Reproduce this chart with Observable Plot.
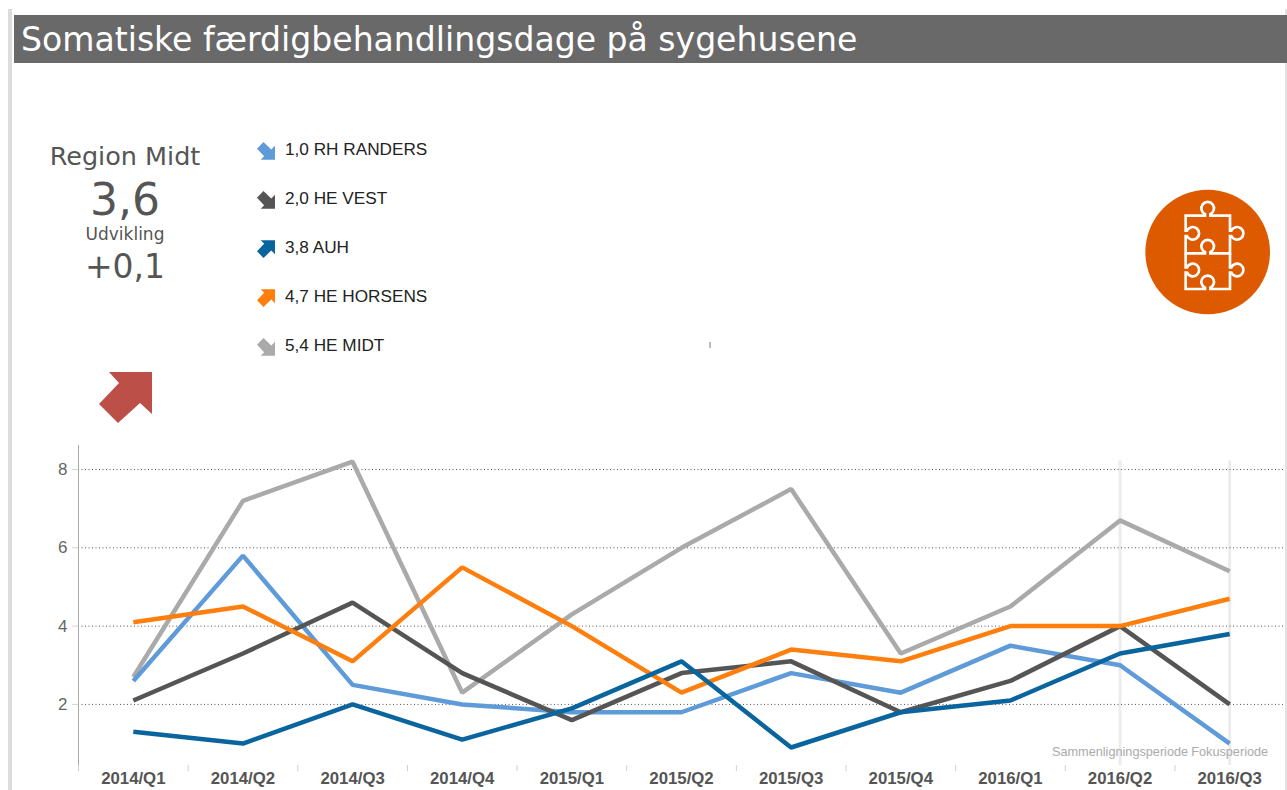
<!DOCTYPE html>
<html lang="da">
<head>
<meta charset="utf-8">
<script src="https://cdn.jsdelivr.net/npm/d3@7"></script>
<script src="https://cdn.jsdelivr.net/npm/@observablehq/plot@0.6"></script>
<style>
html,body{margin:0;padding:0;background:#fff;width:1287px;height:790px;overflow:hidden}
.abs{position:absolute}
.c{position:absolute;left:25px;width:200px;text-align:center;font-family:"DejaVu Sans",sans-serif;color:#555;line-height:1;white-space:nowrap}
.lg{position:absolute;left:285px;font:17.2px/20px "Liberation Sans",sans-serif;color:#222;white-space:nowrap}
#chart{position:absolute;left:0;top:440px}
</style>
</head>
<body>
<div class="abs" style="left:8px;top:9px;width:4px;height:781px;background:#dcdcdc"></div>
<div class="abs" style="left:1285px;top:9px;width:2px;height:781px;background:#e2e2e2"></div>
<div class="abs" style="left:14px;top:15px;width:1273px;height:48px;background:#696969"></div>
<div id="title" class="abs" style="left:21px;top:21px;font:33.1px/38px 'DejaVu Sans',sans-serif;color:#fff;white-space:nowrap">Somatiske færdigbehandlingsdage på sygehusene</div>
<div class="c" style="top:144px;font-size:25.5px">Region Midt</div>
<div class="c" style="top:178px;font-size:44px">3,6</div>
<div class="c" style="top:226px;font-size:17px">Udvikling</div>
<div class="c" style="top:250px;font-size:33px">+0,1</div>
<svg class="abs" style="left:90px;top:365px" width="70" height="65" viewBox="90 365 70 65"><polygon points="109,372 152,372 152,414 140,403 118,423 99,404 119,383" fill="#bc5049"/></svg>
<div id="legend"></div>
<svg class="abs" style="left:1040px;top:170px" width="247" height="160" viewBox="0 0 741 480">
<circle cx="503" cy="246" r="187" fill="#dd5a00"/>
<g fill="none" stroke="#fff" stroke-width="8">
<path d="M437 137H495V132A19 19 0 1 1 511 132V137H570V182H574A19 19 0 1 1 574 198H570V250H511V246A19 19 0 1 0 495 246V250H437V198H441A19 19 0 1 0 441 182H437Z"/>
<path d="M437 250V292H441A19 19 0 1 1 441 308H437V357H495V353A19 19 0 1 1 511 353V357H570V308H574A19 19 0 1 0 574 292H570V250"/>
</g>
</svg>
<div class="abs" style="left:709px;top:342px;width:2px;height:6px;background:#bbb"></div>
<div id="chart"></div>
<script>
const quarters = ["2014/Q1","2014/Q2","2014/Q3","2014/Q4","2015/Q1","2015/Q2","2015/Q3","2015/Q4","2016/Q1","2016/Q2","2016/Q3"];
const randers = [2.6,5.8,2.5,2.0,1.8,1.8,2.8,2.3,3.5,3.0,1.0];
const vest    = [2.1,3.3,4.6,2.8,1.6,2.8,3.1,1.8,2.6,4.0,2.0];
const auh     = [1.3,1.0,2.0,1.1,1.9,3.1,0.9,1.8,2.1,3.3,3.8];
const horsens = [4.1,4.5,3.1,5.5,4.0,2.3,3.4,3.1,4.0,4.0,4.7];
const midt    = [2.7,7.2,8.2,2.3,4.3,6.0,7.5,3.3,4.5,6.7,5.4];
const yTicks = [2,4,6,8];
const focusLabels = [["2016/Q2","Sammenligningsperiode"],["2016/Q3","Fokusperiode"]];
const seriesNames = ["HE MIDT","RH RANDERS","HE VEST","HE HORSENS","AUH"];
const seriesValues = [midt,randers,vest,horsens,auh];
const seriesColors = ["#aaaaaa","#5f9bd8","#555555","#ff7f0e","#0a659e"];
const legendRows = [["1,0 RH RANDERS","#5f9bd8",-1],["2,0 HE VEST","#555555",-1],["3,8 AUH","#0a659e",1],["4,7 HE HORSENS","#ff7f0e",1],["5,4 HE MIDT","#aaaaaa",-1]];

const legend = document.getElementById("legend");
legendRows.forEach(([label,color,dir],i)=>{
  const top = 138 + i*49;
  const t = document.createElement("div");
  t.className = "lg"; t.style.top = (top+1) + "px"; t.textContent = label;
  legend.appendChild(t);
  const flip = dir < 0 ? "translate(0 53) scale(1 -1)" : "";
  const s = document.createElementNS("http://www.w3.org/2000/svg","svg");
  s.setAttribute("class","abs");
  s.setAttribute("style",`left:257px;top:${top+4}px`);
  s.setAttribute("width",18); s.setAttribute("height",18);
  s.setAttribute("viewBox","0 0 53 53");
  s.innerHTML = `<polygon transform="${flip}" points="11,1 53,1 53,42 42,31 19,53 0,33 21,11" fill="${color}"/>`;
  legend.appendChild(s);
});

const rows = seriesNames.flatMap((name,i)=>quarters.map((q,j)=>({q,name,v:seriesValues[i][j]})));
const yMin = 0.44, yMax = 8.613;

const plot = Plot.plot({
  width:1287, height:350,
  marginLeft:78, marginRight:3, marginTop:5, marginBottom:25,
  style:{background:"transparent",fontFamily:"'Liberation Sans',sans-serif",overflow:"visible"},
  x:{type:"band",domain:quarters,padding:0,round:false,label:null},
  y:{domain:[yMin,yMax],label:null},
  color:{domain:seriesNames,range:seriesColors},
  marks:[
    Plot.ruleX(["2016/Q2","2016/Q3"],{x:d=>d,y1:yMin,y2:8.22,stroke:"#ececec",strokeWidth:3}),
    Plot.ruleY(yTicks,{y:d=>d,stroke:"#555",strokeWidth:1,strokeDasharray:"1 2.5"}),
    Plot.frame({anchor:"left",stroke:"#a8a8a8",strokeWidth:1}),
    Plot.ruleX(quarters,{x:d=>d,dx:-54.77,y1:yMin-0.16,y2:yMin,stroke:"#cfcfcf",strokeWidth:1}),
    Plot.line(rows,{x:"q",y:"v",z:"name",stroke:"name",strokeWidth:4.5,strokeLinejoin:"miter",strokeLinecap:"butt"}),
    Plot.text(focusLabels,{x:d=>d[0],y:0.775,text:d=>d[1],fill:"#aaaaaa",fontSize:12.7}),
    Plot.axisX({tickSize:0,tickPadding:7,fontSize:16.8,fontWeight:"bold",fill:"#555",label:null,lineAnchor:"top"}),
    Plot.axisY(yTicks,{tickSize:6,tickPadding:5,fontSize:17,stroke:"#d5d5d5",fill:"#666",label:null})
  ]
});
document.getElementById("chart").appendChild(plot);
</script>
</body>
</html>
============================================================
__What this task involves__: Without the pictures, transcribe the listing above exactly.

__Answer in full__:
Reproduce this chart with Observable Plot.
<!DOCTYPE html>
<html lang="da">
<head>
<meta charset="utf-8">
<script src="https://cdn.jsdelivr.net/npm/d3@7"></script>
<script src="https://cdn.jsdelivr.net/npm/@observablehq/plot@0.6"></script>
<style>
html,body{margin:0;padding:0;background:#fff;width:1287px;height:790px;overflow:hidden}
.abs{position:absolute}
.c{position:absolute;left:25px;width:200px;text-align:center;font-family:"DejaVu Sans",sans-serif;color:#555;line-height:1;white-space:nowrap}
.lg{position:absolute;left:285px;font:17.2px/20px "Liberation Sans",sans-serif;color:#222;white-space:nowrap}
#chart{position:absolute;left:0;top:440px}
</style>
</head>
<body>
<div class="abs" style="left:8px;top:9px;width:4px;height:781px;background:#dcdcdc"></div>
<div class="abs" style="left:1285px;top:9px;width:2px;height:781px;background:#e2e2e2"></div>
<div class="abs" style="left:14px;top:15px;width:1273px;height:48px;background:#696969"></div>
<div id="title" class="abs" style="left:21px;top:21px;font:33.1px/38px 'DejaVu Sans',sans-serif;color:#fff;white-space:nowrap">Somatiske færdigbehandlingsdage på sygehusene</div>
<div class="c" style="top:144px;font-size:25.5px">Region Midt</div>
<div class="c" style="top:178px;font-size:44px">3,6</div>
<div class="c" style="top:226px;font-size:17px">Udvikling</div>
<div class="c" style="top:250px;font-size:33px">+0,1</div>
<svg class="abs" style="left:90px;top:365px" width="70" height="65" viewBox="90 365 70 65"><polygon points="109,372 152,372 152,414 140,403 118,423 99,404 119,383" fill="#bc5049"/></svg>
<div id="legend"></div>
<svg class="abs" style="left:1040px;top:170px" width="247" height="160" viewBox="0 0 741 480">
<circle cx="503" cy="246" r="187" fill="#dd5a00"/>
<g fill="none" stroke="#fff" stroke-width="8">
<path d="M437 137H495V132A19 19 0 1 1 511 132V137H570V182H574A19 19 0 1 1 574 198H570V250H511V246A19 19 0 1 0 495 246V250H437V198H441A19 19 0 1 0 441 182H437Z"/>
<path d="M437 250V292H441A19 19 0 1 1 441 308H437V357H495V353A19 19 0 1 1 511 353V357H570V308H574A19 19 0 1 0 574 292H570V250"/>
</g>
</svg>
<div class="abs" style="left:709px;top:342px;width:2px;height:6px;background:#bbb"></div>
<div id="chart"></div>
<script>
const quarters = ["2014/Q1","2014/Q2","2014/Q3","2014/Q4","2015/Q1","2015/Q2","2015/Q3","2015/Q4","2016/Q1","2016/Q2","2016/Q3"];
const randers = [2.6,5.8,2.5,2.0,1.8,1.8,2.8,2.3,3.5,3.0,1.0];
const vest    = [2.1,3.3,4.6,2.8,1.6,2.8,3.1,1.8,2.6,4.0,2.0];
const auh     = [1.3,1.0,2.0,1.1,1.9,3.1,0.9,1.8,2.1,3.3,3.8];
const horsens = [4.1,4.5,3.1,5.5,4.0,2.3,3.4,3.1,4.0,4.0,4.7];
const midt    = [2.7,7.2,8.2,2.3,4.3,6.0,7.5,3.3,4.5,6.7,5.4];
const yTicks = [2,4,6,8];
const focusLabels = [["2016/Q2","Sammenligningsperiode"],["2016/Q3","Fokusperiode"]];
const seriesNames = ["HE MIDT","RH RANDERS","HE VEST","HE HORSENS","AUH"];
const seriesValues = [midt,randers,vest,horsens,auh];
const seriesColors = ["#aaaaaa","#5f9bd8","#555555","#ff7f0e","#0a659e"];
const legendRows = [["1,0 RH RANDERS","#5f9bd8",-1],["2,0 HE VEST","#555555",-1],["3,8 AUH","#0a659e",1],["4,7 HE HORSENS","#ff7f0e",1],["5,4 HE MIDT","#aaaaaa",-1]];

const legend = document.getElementById("legend");
legendRows.forEach(([label,color,dir],i)=>{
  const top = 138 + i*49;
  const t = document.createElement("div");
  t.className = "lg"; t.style.top = (top+1) + "px"; t.textContent = label;
  legend.appendChild(t);
  const flip = dir < 0 ? "translate(0 53) scale(1 -1)" : "";
  const s = document.createElementNS("http://www.w3.org/2000/svg","svg");
  s.setAttribute("class","abs");
  s.setAttribute("style",`left:257px;top:${top+4}px`);
  s.setAttribute("width",18); s.setAttribute("height",18);
  s.setAttribute("viewBox","0 0 53 53");
  s.innerHTML = `<polygon transform="${flip}" points="11,1 53,1 53,42 42,31 19,53 0,33 21,11" fill="${color}"/>`;
  legend.appendChild(s);
});

const rows = seriesNames.flatMap((name,i)=>quarters.map((q,j)=>({q,name,v:seriesValues[i][j]})));
const yMin = 0.44, yMax = 8.613;

const plot = Plot.plot({
  width:1287, height:350,
  marginLeft:78, marginRight:3, marginTop:5, marginBottom:25,
  style:{background:"transparent",fontFamily:"'Liberation Sans',sans-serif",overflow:"visible"},
  x:{type:"band",domain:quarters,padding:0,round:false,label:null},
  y:{domain:[yMin,yMax],label:null},
  color:{domain:seriesNames,range:seriesColors},
  marks:[
    Plot.ruleX(["2016/Q2","2016/Q3"],{x:d=>d,y1:yMin,y2:8.22,stroke:"#ececec",strokeWidth:3}),
    Plot.ruleY(yTicks,{y:d=>d,stroke:"#555",strokeWidth:1,strokeDasharray:"1 2.5"}),
    Plot.frame({anchor:"left",stroke:"#a8a8a8",strokeWidth:1}),
    Plot.ruleX(quarters,{x:d=>d,dx:-54.77,y1:yMin-0.16,y2:yMin,stroke:"#cfcfcf",strokeWidth:1}),
    Plot.line(rows,{x:"q",y:"v",z:"name",stroke:"name",strokeWidth:4.5,strokeLinejoin:"miter",strokeLinecap:"butt"}),
    Plot.text(focusLabels,{x:d=>d[0],y:0.775,text:d=>d[1],fill:"#aaaaaa",fontSize:12.7}),
    Plot.axisX({tickSize:0,tickPadding:7,fontSize:16.8,fontWeight:"bold",fill:"#555",label:null,lineAnchor:"top"}),
    Plot.axisY(yTicks,{tickSize:6,tickPadding:5,fontSize:17,stroke:"#d5d5d5",fill:"#666",label:null})
  ]
});
document.getElementById("chart").appendChild(plot);
</script>
</body>
</html>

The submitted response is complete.